Here are a few thoughts:

  1. Networking sensors and shooters. The QDR calls for, "The ability of the future force to establish an 'unblinking eye' over the battle-space through persistent surveillance will be key to conducting effective joint operations." Why not incorporate - in the next major 2007 exercise with NATO - a closed sensor network that would apply IPv6 addresses to the sensors themselves, and launch the embryonic practice of actually "seeing" through to other nations' sensor nets. This would be a clear goal for DoD (See pages 55 through 58 of the QDR, http://www.defenselink.mil/qdr/report/Report20060203.pdf).

  2. Coalition and allied interoperability. The QDR brings to the forefront the longstanding issue of working better and smarter with allies. What better place to start than the enclave of IPv6. There has not yet been an exercise or demonstration that validates the US and allied integrated use of static IPv6 addressing. While most allies have stated their national plan to convert networks, allied militaries are in many cases waiting for the United States to propose the technocratic framework from which to operate. While DoD has made great progress in planning the back office (JC2), and the front office (standing JTF HQ initiatives), we need to exercise and plan for these capabilities to be IPv6-enabled and capable of plug-and-play with a wide variety of allies. Let's start simple, and build some redundant enclaved IPv6 email networks into 2007 exercises. Low risk, low cost and a good place to start.
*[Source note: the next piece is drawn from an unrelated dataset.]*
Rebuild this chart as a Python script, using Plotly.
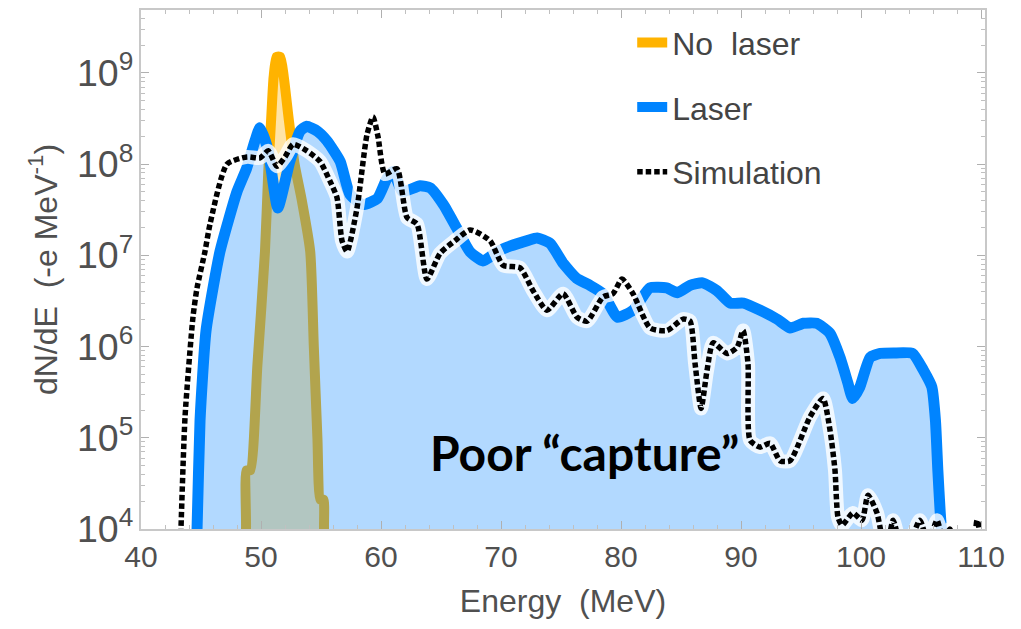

  3. The "1,000 Ship Navy." During speeches in 2005 and 2006, senior US Navy officials have pondered the metaphor, "1,000 Ship Navy." This is really only politics – the US alone will never see the Navy rolls have 1,000 combatant vessels. However, when networked together, key allies and the US do have 1,000 combatant vessels in total. So? The first step should be some experimentation with this awesome capability. Why not, on an unclassified network basis, link 1,000 allied vessels, and let the captains and crews experiment. Is there a www.NATOMySpace.mil in our future? Again, unclassified and low risk with minimal cost. T his is another fast way to figure out the transformational power of unlimited static IP addressing, while taking little or no risk.

  4. Make IPv6 an agenda item. Things don't happen in big organizations unless they are measured. Let's move IPv6 as an agenda item, from the bowels of technical meetings to the hot seat at operational and transformational meetings. Nothing like a war fighter continuing to ask, "When can I get my unlimited and static addresses throughout my networks and systems?" The war fighter could get it very quickly – a lot of things can be improved in war fighting once IPv6 addressing is the standard. DoD should make a conscious effort to get IPv6 into the governance process supporting the QDR initiatives.

While I could go on for 100 pages simply talking about the QDR and other transformational programs, laying out IPv6-enabling concepts and calling for action, I won't. What I will do is suggest that within current budgets and mandates, true transformational and technology leaders will make something like what I have described here happen over the next 12 months. With a little luck, my next article will describe something actually happening, not just more studies and reports. Without DoD-wide transformational actions and real experimentation, we will be waiting until 2010 (or later) to see whether IPv6 was the chicken or the egg.